In der unten stehenden Darstellung der Obertonreihe können Sie erkennen, weshalb die Obertonreihe selber keine Tonleiter sein kann. Unsere Tonleitern haben zwar mit den Obertönen zu tun - wie noch zu zeigen sein wird - doch die Obertonreihe ist entgegen einer gelegentlich zu hörenden Annahme selber keine Tonleiter. 



Weshalb ist nun die Obertonreihe keine Tonleiter?

Tonleitern gehen naturgemäss und überall auf der Welt über eine Oktave. Ausnahmen davon gibt es, doch sie sind extrem selten. Tonleitern in Afrika, Asien, bei Indianern, in Europa, bei allen Volksmusiken, in der Sakralmusik des Mittelalters, im Barock, aber auch später in Klassik und Romantik, stets gehen alle, auch die unterschiedlichsten Tonleitern über genau eine Oktave. Der Grund dafür liegt in einer Kombination von Physik, Mathematik und menschlichem Empfinden, wie ich an anderer Stelle ausgeführt habe (Stichwort: Happy Birthday Experiment). 

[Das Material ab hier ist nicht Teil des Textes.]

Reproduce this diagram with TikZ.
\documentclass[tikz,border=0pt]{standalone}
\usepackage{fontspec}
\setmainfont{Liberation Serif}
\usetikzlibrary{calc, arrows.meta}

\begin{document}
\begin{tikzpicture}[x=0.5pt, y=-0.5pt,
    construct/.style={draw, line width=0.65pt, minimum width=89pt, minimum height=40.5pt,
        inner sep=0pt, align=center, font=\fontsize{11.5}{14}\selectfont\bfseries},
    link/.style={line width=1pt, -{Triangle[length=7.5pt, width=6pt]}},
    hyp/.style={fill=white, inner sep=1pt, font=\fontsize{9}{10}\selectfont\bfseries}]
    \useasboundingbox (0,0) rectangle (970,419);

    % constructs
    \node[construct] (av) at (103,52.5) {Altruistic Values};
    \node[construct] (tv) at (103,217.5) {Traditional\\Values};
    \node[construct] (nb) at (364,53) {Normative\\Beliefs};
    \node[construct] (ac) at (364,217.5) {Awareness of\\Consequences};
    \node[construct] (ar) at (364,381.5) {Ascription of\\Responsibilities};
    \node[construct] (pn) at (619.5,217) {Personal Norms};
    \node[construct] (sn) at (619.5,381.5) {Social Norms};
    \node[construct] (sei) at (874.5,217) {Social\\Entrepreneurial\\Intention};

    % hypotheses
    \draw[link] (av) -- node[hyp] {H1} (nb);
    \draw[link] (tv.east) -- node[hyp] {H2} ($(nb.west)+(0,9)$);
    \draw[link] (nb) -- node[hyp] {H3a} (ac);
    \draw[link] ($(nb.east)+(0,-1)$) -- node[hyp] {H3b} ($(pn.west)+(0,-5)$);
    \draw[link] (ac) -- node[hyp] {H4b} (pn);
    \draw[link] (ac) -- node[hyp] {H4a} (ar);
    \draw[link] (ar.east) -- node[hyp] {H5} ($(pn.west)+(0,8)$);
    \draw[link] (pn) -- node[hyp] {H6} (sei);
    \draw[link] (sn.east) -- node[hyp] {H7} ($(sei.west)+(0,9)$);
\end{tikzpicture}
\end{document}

Tatsache ist aber, dass alle Töne einer Tonleiter innerhalb einer Oktave sein müssen. Wenn eine eine Melodie über eine Oktave hinausgeht, dann müssen in der neu angesetzten Oktave genau die gleichen Töne zu finden sein, wie in der ursprünglichen Oktave. Die Tonleiter ist immer eine Leiter über eine Oktave und wenn die nächste Oktave kommt, wird genau die gleiche Leiter in der neuen Oktave angelegt. Nur so können Männer, Frauen, Kinder und Instrumente in verschiedenen Tonlagen gleichzeitig im Wohlklang die gleiche Melodie ertönen lassen.

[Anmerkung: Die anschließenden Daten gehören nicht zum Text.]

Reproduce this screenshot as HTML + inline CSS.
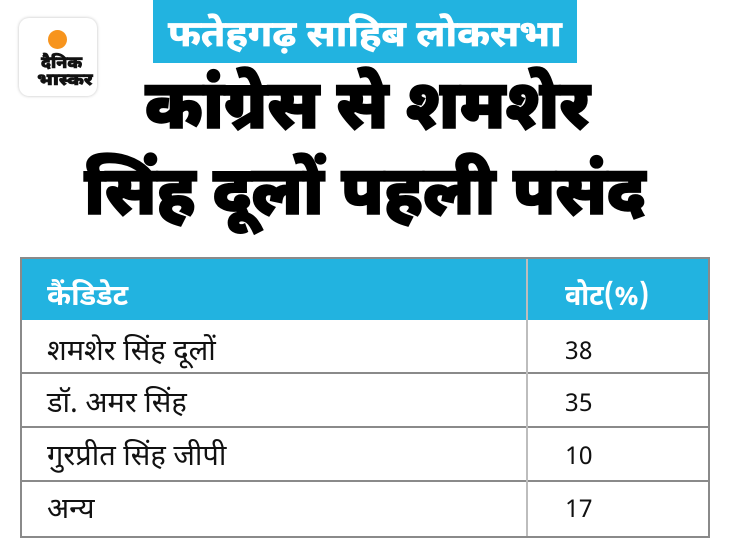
<!DOCTYPE html>
<html><head><meta charset="utf-8">
<style>
html,body{margin:0;padding:0;background:#fff;}
body{width:730px;height:560px;position:relative;overflow:hidden;font-family:"Noto Sans Devanagari","Lohit Devanagari","Mukta","Hind","Liberation Sans",sans-serif;}
.logo{position:absolute;left:19px;top:18px;width:78px;height:78px;border-radius:10px;background:#fff;box-shadow:0 0 3px rgba(0,0,0,0.25);}
.dot{position:absolute;left:48px;top:29.5px;width:19px;height:19px;border-radius:50%;background:#f7941d;}
.lt{position:absolute;font-weight:900;font-size:17px;color:#111;line-height:17px;white-space:nowrap;transform-origin:0 0;-webkit-text-stroke:0.6px #111;}
.banner{position:absolute;left:153px;top:0;width:424px;height:63px;background:#22b3e0;}
.bt{position:absolute;left:168px;top:17.7px;color:#fff;font-weight:bold;font-size:36px;line-height:40px;white-space:nowrap;transform-origin:0 0;transform:scaleX(1.10);-webkit-text-stroke:0.7px #fff;}
.title{position:absolute;font-weight:900;color:#000;font-size:68px;line-height:90px;white-space:nowrap;transform-origin:0 0;-webkit-text-stroke:1.4px #000;}
.tbl{position:absolute;left:20px;top:257px;width:690px;height:281px;border:2px solid #8a8a8a;box-sizing:border-box;}
.hdr{position:absolute;left:0;top:0;width:100%;height:61px;background:#22b3e0;}
.hl{position:absolute;left:0;width:100%;height:2px;background:#8a8a8a;}
.vl{position:absolute;left:504px;top:0;width:2px;height:100%;background:#bdbdbd;}
.c{position:absolute;font-size:29px;color:#111;white-space:nowrap;line-height:30px;}
.n{position:absolute;font-size:25px;color:#111;white-space:nowrap;line-height:30px;}
.h{color:#fff;font-weight:bold;}
</style></head>
<body>
<div class="logo"></div>
<div class="dot"></div>
<div class="lt" style="left:41px;top:56px;">दैनिक</div>
<div class="lt" style="left:37px;top:73px;transform:scaleX(1.12);">भास्कर</div>

<div class="banner"></div>
<div class="bt">फतेहगढ़ साहिब लोकसभा</div>

<div class="title" style="left:145px;top:67px;transform:scaleX(0.98);">कांग्रेस से शमशेर</div>
<div class="title" style="left:84px;top:153px;transform:scaleX(0.975);">सिंह दूलों पहली पसंद</div>

<div class="tbl">
  <div class="hdr"></div>
  <div class="hl" style="top:113px;"></div>
  <div class="hl" style="top:167px;"></div>
  <div class="hl" style="top:221px;"></div>
  <div class="vl"></div>
  <div class="c h" style="left:25px;top:23.5px;">कैंडिडेट</div>
  <div class="c h" style="left:543px;top:23.5px;transform-origin:0 0;transform:scaleX(0.93);">वोट(%)</div>
  <div class="c" style="left:25px;top:78.5px;">शमशेर सिंह दूलों</div>
  <div class="n" style="left:543px;top:79.5px;">38</div>
  <div class="c" style="left:25px;top:130.5px;">डॉ. अमर सिंह</div>
  <div class="n" style="left:543px;top:131.5px;">35</div>
  <div class="c" style="left:25px;top:183.5px;">गुरप्रीत सिंह जीपी</div>
  <div class="n" style="left:543px;top:185px;">10</div>
  <div class="c" style="left:25px;top:236.5px;">अन्य</div>
  <div class="n" style="left:543px;top:237.5px;">17</div>
</div>
</body></html>
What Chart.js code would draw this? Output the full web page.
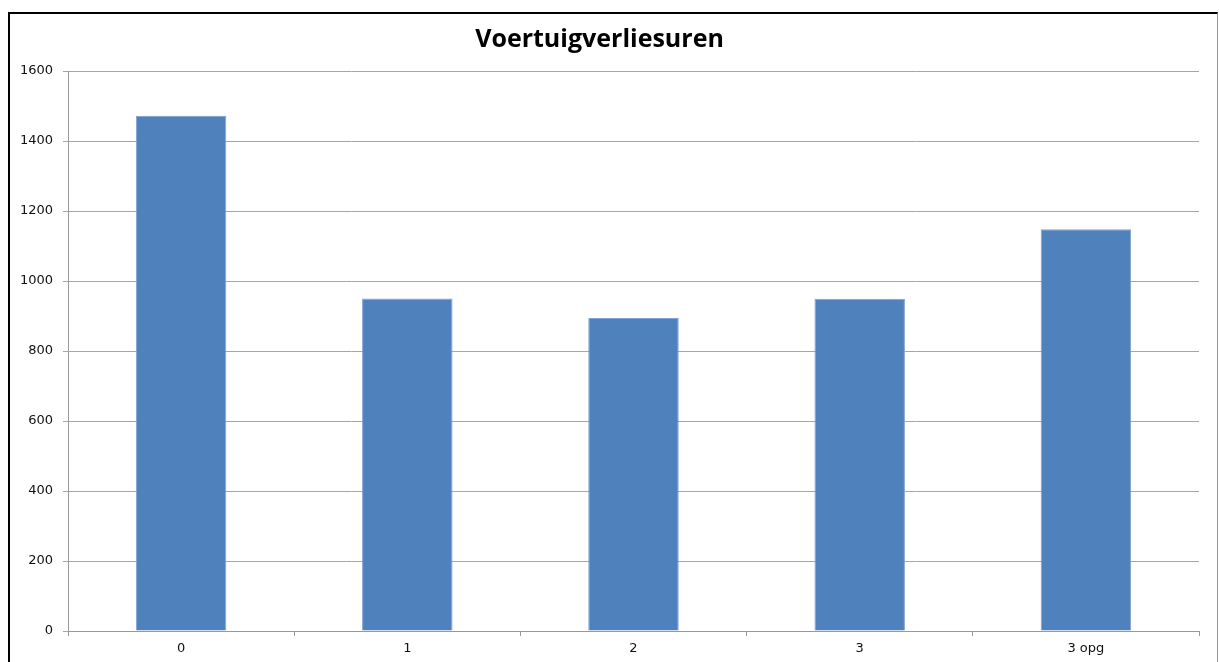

Wenn wir nun die Obertonreihe (siehe Abbildung oben) ansehen, erkennen wir, dass in der ersten Oktave gar kein Tonleiterton zu finden ist - ausser dem Grundton und seiner Oktave, also den beiden Enden der Tonleiter. Die Enden der Tonleiter wären also da, doch die Füllung fehlt. In der zweiten Oktave finden wir gerade einen Tonleiterton, nämlich die Quinte. Die dritte Oktave bringt die Töne des Dominantseptakkords, doch das ist auch noch keine Tonleiter. Auch die vierte Oktave ist keine attraktive Tonleiter, denn ab dem 10. Oberton liegen die Töne sehr nahe beieinander, und dieser Effekt verstärkt sich mit jedem neuen Oberton.

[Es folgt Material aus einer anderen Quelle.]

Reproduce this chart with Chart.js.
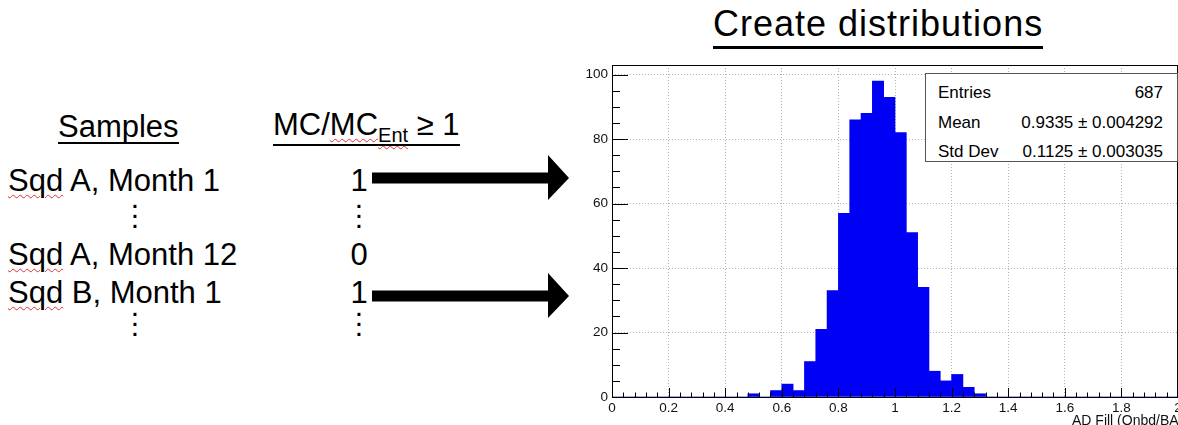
<!DOCTYPE html>
<html>
<head>
<meta charset="utf-8">
<script src="https://cdn.jsdelivr.net/npm/chart.js@4.4.1/dist/chart.umd.min.js"></script>
<style>
  html, body { margin: 0; padding: 0; background: #fff; }
  body { width: 1178px; height: 425px; position: relative; overflow: hidden;
         font-family: 'Liberation Sans', Arial, sans-serif; color: #000; }
  .abs { position: absolute; white-space: nowrap; }
  .big { font-size: 31px; line-height: 30px; }
  .ul { display: inline-block; border-bottom: 2px solid #000; }
  .squig { text-decoration: underline wavy #e03030; text-decoration-thickness: 1px; text-underline-offset: 3px; }
  .dots { font-size: 30px; line-height: 10px; width: 20px; text-align: center; }
  .val { width: 30px; text-align: center; }
  #chartBox { position: absolute; left: 560px; top: 55px; width: 618px; height: 370px; }
  #stats { position: absolute; left: 925px; top: 73px; width: 251px; height: 87px;
           border: 1.5px solid #555; background: #fff; font-size: 17px; z-index: 2; }
  #stats .row { position: absolute; left: 12px; right: 14px; height: 18px; line-height: 18px; }
  #stats .row span:last-child { position: absolute; right: 0; }
</style>
</head>
<body>

<div class="abs" style="left:713px; top:6px; font-size:36px; line-height:36px; letter-spacing:1px;">
  <span class="ul" style="border-bottom-width:3px; padding-bottom:4px;">Create distributions</span>
</div>

<div class="abs" style="left:58px; top:111px; font-size:31px; line-height:31px;">
  <span class="ul">Samples</span>
</div>
<div class="abs" style="left:273px; top:109px; font-size:31px; line-height:31px;">
  <span class="ul">MC/<span class="squig">MC</span><span class="squig" style="font-size:20px; position:relative; top:7px;">Ent</span> ≥ 1</span>
</div>

<div class="abs big" style="left:8px; top:166px;"><span class="squig">Sqd</span> A, Month 1</div>
<div class="abs big" style="left:8px; top:240px;"><span class="squig">Sqd</span> A, Month 12</div>
<div class="abs big" style="left:8px; top:278px;"><span class="squig">Sqd</span> B, Month 1</div>

<div class="abs big val" style="left:344px; top:166px;">1</div>
<div class="abs big val" style="left:344px; top:240px;">0</div>
<div class="abs big val" style="left:344px; top:278px;">1</div>

<div class="abs dots" style="left:125px; top:193px;">.<br>.<br>.</div>
<div class="abs dots" style="left:349px; top:193px;">.<br>.<br>.</div>
<div class="abs dots" style="left:125px; top:301px;">.<br>.<br>.</div>
<div class="abs dots" style="left:349px; top:301px;">.<br>.<br>.</div>

<svg class="abs" style="left:0; top:0;" width="600" height="425">
  <polygon points="372,172.5 548,172.5 548,155 569,178 548,200 548,183.5 372,183.5" fill="#000"/>
  <polygon points="372,290.5 548,290.5 548,273 569,296 548,318 548,301.5 372,301.5" fill="#000"/>
</svg>

<div id="chartBox"><canvas id="histChart" width="618" height="370"></canvas></div>

<div id="stats"></div>

<div class="abs" style="left:1072px; top:413px; font-size:14px; line-height:14px; color:#111;">AD Fill (Onbd/BA)</div>

<script>
// histogram: 50 bins of width 0.04 from 0 to 2
const binWidth = 0.04;
const counts = [
  0, 0, 0, 0, 0, 0, 0, 0, 0, 0,
  0, 0, 1, 0, 2, 4, 2, 11, 21, 33,
  57, 86, 88, 98, 93, 82, 51, 34, 8, 5,
  7, 3, 1, 0, 0, 0, 0, 0, 0, 0,
  0, 0, 0, 0, 0, 0, 0, 0, 0, 0
];
const binCenters = counts.map((c, i) => +(binWidth * i + binWidth / 2).toFixed(2));

const xTicks = [0, 0.2, 0.4, 0.6, 0.8, 1, 1.2, 1.4, 1.6, 1.8, 2];
const xTickLabels = ['0', '0.2', '0.4', '0.6', '0.8', '1', '1.2', '1.4', '1.6', '1.8', '2'];
const yTicks = [0, 20, 40, 60, 80, 100];
const yTickLabels = ['0', '20', '40', '60', '80', '100'];
const xMinorStep = 0.04;
const yMinorStep = 5;

const statLabels = ['Entries', 'Mean', 'Std Dev'];
const statValues = ['687', '0.9335 \u00b1 0.004292', '0.1125 \u00b1 0.003035'];

// stats box
const statsEl = document.getElementById('stats');
const statTops = [10, 40, 69];
statLabels.forEach((lab, i) => {
    const row = document.createElement('div');
    row.className = 'row';
    row.style.top = statTops[i] + 'px';
    row.innerHTML = '<span>' + lab + '</span><span>' + statValues[i] + '</span>';
    statsEl.appendChild(row);
});

// ROOT style frame + inward ticks
const rootFrame = {
    id: 'rootFrame',
    afterDatasetsDraw(chart) {
        const ctx = chart.ctx;
        const a = chart.chartArea;
        const xs = chart.scales.x, ys = chart.scales.y;
        ctx.save();
        ctx.strokeStyle = '#000';
        ctx.lineWidth = 1;
        ctx.beginPath();
        // x ticks
        for (let v = 0; v <= 2 + 1e-9; v += xMinorStep) {
            const px = Math.round(xs.getPixelForValue(v)) + 0.5;
            const major = xTicks.some(t => Math.abs(t - v) < 1e-6);
            ctx.moveTo(px, a.bottom);
            ctx.lineTo(px, a.bottom - (major ? 9 : 4.5));
        }
        // y ticks
        for (let v = 0; v <= 100 + 1e-9; v += yMinorStep) {
            const py = Math.round(ys.getPixelForValue(v)) + 0.5;
            const major = yTicks.includes(v);
            ctx.moveTo(a.left, py);
            ctx.lineTo(a.left + (major ? 16 : 8), py);
        }
        ctx.stroke();
        ctx.strokeRect(Math.round(a.left) + 0.5, Math.round(a.top) + 0.5,
            Math.round(a.right - a.left) - 1, Math.round(a.bottom - a.top));
        ctx.restore();
    }
};

const ctx = document.getElementById('histChart').getContext('2d');
new Chart(ctx, {
    type: 'bar',
    data: {
        datasets: [{
            label: 'AD Fill',
            data: binCenters.map((x, i) => ({ x: x, y: counts[i] })),
            backgroundColor: 'rgb(0, 0, 245)',
            borderWidth: 0,
            barPercentage: 1,
            categoryPercentage: 1
        }]
    },
    options: {
        responsive: false,
        animation: false,
        layout: { padding: { left: 0, right: 0, top: 10, bottom: 0 } },
        plugins: { legend: { display: false }, tooltip: { enabled: false } },
        scales: {
            x: {
                type: 'linear',
                min: 0,
                max: 2,
                offset: false,
                afterBuildTicks: s => { s.ticks = xTicks.map(v => ({ value: v })); },
                afterFit: s => { s.height = 28; s.paddingLeft = 0; s.paddingRight = 0; },
                ticks: {
                    autoSkip: false,
                    maxRotation: 0,
                    padding: 3,
                    color: '#111',
                    font: { family: 'Liberation Sans', size: 13.5 },
                    callback: (v, i) => xTickLabels[i]
                },
                grid: { offset: false, drawTicks: false, color: '#b4b4b4' },
                border: { display: false, dash: [1, 2] }
            },
            y: {
                min: 0,
                max: 103,
                afterBuildTicks: s => { s.ticks = yTicks.map(v => ({ value: v })); },
                afterFit: s => { s.width = 52; s.paddingTop = 0; s.paddingBottom = 0; },
                ticks: {
                    padding: 4,
                    color: '#111',
                    font: { family: 'Liberation Sans', size: 13.5 },
                    callback: (v, i) => yTickLabels[i]
                },
                grid: { drawTicks: false, color: '#b4b4b4' },
                border: { display: false, dash: [1, 2] }
            }
        }
    },
    plugins: [rootFrame]
});
</script>
</body>
</html>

Gelegentlich wird in der Literatur zur Tonlehre vorgeschlagen, die Obertöne der höheren Oktaven 'herunterzubrechen' und so eine Tonleiter zu füllen. Man kann so in der Tat die Töne z.B. für unser Dur in den verschiedenen Oktaven zusammensuchen. Doch bei genauer Betrachtung stimmen die Tonhöhen dann doch nicht genau (in der Abbildung die Töne in Klammern), und es stellt sich die Frage, welche Töne man herunterbrechen will und welche nicht. Die Rechnerei wird sehr schnell sowohl kompliziert, wie auch willkürlich.

Zudem werden die höheren Obertöne immer schwächer, sie klingen nicht mehr und sind nur noch rechnerisch, d.h. theoretisch zu finden.

Der Hauptgrund aber, weshalb die Obertonreihe keine natürliche Tonleiter darstellt, liegt darin, dass es eine viel bessere, einfachere und plausiblere Erklärung gibt, nämlich die drei Regeln für resonante Tonleitertöne (inaccessible).

Wir verzichten also darauf, unsere bekannten Tonleitertöne auf komplizierte Weise aus den Obertönen abzuleiten. Trotzdem spielen die Obertöne eine wichtige Rolle, nämlich als Resonanzen zweiten Grades.